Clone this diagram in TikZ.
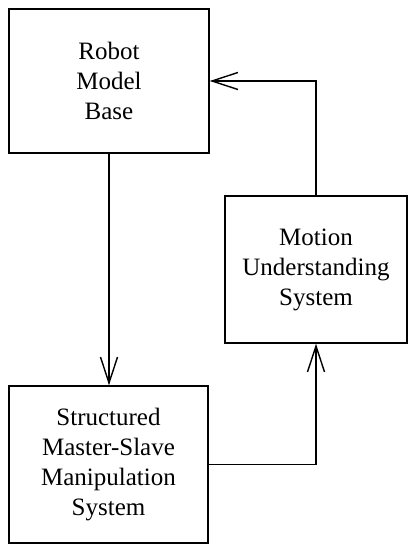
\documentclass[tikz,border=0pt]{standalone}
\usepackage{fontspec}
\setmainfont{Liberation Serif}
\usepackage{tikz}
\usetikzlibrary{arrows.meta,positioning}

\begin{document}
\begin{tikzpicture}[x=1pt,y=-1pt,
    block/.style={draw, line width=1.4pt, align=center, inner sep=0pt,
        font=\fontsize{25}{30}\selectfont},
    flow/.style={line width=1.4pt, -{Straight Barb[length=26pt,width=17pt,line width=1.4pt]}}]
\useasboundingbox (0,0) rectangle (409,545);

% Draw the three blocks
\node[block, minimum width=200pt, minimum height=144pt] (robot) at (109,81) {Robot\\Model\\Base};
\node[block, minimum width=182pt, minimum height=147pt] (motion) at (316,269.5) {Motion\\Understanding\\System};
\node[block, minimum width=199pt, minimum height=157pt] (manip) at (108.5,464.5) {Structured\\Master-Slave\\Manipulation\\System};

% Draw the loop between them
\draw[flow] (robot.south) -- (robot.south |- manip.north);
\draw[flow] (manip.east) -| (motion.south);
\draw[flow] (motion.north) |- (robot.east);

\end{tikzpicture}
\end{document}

AIM OF THE EXERCISE:
Using the material above, return every line exactly as it appears, minus the pictures.

RESULT OF THIS TASK:
Clone this diagram in TikZ.
\documentclass[tikz,border=0pt]{standalone}
\usepackage{fontspec}
\setmainfont{Liberation Serif}
\usepackage{tikz}
\usetikzlibrary{arrows.meta,positioning}

\begin{document}
\begin{tikzpicture}[x=1pt,y=-1pt,
    block/.style={draw, line width=1.4pt, align=center, inner sep=0pt,
        font=\fontsize{25}{30}\selectfont},
    flow/.style={line width=1.4pt, -{Straight Barb[length=26pt,width=17pt,line width=1.4pt]}}]
\useasboundingbox (0,0) rectangle (409,545);

% Draw the three blocks
\node[block, minimum width=200pt, minimum height=144pt] (robot) at (109,81) {Robot\\Model\\Base};
\node[block, minimum width=182pt, minimum height=147pt] (motion) at (316,269.5) {Motion\\Understanding\\System};
\node[block, minimum width=199pt, minimum height=157pt] (manip) at (108.5,464.5) {Structured\\Master-Slave\\Manipulation\\System};

% Draw the loop between them
\draw[flow] (robot.south) -- (robot.south |- manip.north);
\draw[flow] (manip.east) -| (motion.south);
\draw[flow] (motion.north) |- (robot.east);

\end{tikzpicture}
\end{document}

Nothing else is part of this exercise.